* REQUEST: Look for the line containing "Reproduce this chart" and the line containing "import seaborn as sns" in the entries below. Copy those two and all lines between them exactly, leaving out pictures.

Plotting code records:

-- Begin --

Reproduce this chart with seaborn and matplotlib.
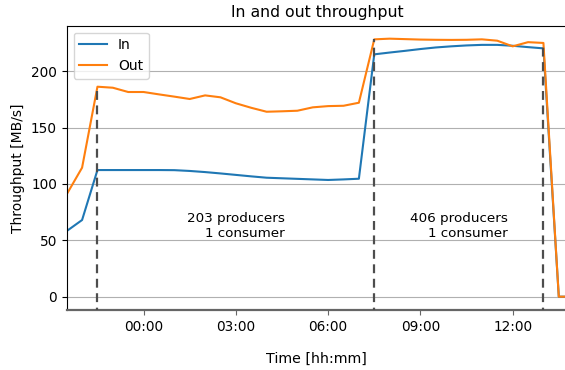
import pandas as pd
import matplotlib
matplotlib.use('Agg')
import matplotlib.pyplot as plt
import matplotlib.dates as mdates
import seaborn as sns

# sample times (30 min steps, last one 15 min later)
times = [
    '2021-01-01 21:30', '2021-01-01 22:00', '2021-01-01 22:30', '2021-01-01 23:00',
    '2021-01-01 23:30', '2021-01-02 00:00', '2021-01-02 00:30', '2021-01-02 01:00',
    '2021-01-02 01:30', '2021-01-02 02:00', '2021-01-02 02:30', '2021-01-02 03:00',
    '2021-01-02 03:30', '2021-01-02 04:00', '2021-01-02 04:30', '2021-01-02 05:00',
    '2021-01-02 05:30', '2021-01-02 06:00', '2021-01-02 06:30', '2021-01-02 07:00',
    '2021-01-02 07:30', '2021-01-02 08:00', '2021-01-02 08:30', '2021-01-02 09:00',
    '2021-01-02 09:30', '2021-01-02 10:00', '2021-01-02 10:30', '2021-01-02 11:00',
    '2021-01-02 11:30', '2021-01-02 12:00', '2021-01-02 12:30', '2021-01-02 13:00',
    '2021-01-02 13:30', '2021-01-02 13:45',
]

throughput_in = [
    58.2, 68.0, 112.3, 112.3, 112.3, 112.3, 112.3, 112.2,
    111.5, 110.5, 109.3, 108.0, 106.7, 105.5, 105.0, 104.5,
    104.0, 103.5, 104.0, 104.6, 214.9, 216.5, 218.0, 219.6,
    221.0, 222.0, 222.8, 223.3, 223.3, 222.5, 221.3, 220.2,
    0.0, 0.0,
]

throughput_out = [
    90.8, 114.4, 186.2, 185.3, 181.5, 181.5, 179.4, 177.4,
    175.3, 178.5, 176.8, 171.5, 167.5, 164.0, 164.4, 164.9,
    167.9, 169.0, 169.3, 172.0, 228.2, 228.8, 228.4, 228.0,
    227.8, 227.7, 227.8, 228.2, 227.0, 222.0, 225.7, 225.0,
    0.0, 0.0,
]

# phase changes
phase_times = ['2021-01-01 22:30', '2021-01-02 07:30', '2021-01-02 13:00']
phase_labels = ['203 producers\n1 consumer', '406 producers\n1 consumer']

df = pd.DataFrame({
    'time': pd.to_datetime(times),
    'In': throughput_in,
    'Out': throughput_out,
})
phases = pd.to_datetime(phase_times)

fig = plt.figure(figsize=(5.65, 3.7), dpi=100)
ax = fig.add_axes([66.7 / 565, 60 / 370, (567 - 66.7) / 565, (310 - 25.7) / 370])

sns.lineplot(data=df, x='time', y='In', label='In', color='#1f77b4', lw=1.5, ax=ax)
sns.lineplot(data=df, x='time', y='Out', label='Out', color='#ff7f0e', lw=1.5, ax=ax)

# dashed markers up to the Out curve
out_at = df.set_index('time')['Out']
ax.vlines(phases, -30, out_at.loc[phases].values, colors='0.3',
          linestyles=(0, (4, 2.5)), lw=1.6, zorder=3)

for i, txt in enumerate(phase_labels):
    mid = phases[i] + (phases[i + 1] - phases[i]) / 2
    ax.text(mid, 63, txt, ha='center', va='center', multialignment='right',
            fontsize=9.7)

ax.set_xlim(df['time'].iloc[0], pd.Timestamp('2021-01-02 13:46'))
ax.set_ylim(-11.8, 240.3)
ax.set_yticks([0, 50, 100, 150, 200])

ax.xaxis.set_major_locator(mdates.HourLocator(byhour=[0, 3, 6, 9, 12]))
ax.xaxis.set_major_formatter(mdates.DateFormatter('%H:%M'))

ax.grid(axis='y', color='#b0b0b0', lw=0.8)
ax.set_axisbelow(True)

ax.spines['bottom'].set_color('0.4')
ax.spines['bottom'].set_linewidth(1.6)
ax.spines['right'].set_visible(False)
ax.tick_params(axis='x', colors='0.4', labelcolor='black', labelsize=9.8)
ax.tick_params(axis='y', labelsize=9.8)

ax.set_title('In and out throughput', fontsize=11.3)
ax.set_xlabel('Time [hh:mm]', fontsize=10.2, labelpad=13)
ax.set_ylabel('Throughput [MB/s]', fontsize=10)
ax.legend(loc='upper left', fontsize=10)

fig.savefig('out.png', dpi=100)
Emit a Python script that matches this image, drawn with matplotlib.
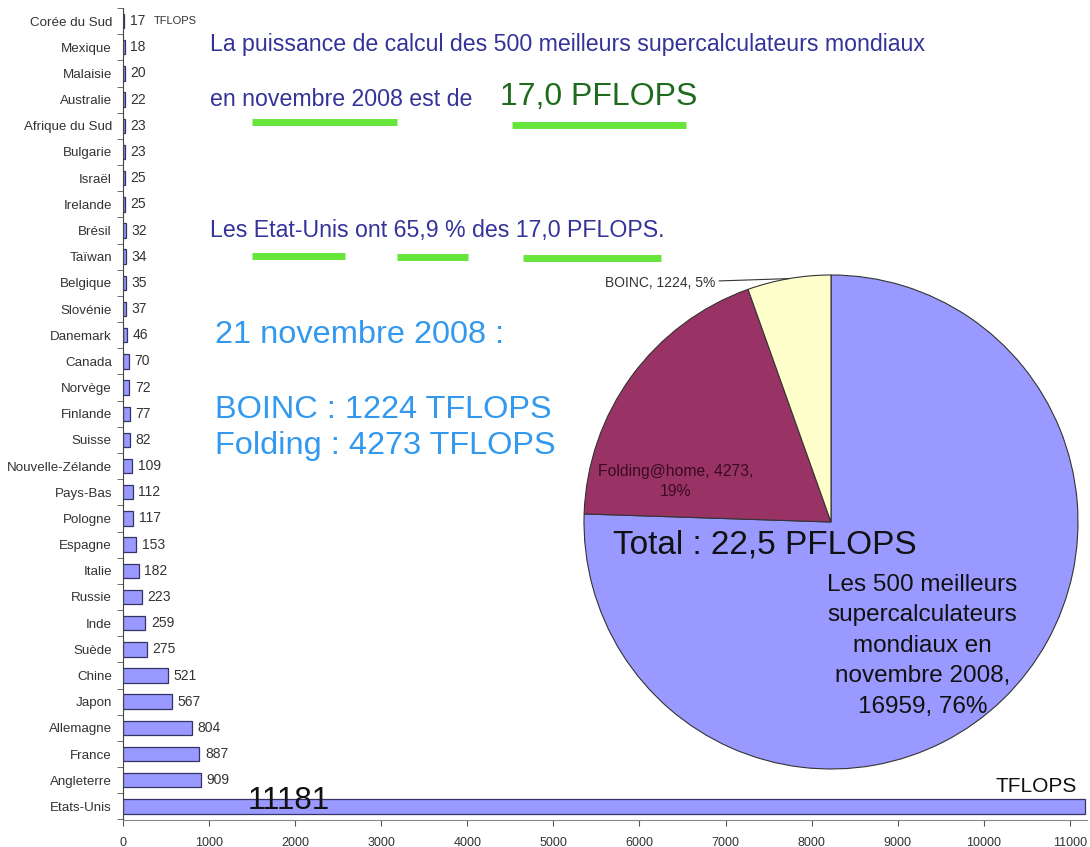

-- End --
-- Begin --

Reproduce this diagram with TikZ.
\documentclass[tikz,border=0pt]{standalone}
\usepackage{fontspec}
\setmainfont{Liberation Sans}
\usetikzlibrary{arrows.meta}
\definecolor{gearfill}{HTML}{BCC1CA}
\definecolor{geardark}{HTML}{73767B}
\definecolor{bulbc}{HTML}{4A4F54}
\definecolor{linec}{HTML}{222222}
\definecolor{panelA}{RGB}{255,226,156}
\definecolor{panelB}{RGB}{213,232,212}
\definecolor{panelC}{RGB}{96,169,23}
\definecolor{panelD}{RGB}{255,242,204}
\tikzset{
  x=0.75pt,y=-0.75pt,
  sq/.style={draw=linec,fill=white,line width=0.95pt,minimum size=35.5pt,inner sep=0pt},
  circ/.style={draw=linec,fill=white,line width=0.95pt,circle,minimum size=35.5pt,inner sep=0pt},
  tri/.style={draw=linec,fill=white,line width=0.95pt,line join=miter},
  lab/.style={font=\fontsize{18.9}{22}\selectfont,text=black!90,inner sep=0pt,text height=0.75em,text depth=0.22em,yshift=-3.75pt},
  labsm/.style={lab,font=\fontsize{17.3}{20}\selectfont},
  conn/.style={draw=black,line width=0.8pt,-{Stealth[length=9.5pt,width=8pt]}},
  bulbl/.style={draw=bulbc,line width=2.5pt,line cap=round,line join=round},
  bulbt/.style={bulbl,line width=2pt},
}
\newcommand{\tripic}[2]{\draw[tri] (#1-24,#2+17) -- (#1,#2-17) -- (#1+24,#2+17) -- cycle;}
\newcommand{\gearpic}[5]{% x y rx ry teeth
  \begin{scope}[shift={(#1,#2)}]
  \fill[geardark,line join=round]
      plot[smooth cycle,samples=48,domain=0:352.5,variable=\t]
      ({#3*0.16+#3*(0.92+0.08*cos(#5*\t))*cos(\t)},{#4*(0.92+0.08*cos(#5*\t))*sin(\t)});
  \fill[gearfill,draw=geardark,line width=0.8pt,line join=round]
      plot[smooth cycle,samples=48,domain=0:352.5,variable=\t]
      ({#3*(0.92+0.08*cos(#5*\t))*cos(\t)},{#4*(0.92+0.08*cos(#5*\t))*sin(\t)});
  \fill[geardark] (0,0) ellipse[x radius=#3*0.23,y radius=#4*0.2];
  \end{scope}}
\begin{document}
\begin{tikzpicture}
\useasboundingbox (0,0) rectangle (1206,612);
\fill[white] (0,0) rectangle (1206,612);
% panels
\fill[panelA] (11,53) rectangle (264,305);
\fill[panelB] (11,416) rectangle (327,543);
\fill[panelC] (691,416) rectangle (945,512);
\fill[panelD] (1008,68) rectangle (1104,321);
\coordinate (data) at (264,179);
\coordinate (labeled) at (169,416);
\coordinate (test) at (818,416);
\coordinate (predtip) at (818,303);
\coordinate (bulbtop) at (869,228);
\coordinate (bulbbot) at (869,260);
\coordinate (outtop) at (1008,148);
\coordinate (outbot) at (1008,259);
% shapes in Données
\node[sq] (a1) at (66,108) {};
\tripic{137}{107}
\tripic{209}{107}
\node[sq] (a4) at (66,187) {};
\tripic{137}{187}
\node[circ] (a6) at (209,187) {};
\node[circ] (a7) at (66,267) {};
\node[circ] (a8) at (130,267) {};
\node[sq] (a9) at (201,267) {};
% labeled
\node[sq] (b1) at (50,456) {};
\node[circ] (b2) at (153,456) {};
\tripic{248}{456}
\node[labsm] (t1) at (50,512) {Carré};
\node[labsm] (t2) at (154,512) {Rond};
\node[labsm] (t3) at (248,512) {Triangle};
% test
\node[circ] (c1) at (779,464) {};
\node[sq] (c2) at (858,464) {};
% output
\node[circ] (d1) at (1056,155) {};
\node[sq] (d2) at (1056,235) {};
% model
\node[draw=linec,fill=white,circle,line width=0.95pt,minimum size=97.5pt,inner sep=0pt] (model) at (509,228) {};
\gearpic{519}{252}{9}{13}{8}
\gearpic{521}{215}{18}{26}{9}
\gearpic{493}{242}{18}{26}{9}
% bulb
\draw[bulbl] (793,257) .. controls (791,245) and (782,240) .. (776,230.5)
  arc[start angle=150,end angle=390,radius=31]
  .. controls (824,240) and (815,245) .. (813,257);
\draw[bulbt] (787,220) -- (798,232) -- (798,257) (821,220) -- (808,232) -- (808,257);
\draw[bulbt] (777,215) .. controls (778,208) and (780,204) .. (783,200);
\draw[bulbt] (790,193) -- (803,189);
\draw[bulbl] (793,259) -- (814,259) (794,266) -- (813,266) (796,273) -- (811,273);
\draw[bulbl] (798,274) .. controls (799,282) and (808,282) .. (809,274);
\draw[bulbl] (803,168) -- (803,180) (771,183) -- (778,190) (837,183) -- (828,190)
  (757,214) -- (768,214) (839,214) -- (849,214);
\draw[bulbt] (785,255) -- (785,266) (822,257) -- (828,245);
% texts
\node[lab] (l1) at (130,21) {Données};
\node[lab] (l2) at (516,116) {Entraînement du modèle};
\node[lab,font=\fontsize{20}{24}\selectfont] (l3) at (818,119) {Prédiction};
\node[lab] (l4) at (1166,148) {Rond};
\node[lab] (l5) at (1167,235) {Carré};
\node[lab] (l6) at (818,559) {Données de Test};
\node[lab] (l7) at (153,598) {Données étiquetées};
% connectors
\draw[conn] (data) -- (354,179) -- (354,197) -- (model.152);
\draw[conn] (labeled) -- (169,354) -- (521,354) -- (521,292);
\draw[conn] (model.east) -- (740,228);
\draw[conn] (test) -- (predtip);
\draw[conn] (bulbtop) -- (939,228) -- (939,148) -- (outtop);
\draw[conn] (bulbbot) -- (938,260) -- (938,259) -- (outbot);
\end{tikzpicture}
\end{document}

-- End --

* WRITTEN ANSWER:
Reproduce this chart with seaborn and matplotlib.
import pandas as pd
import matplotlib
matplotlib.use('Agg')
import matplotlib.pyplot as plt
import matplotlib.dates as mdates
import seaborn as sns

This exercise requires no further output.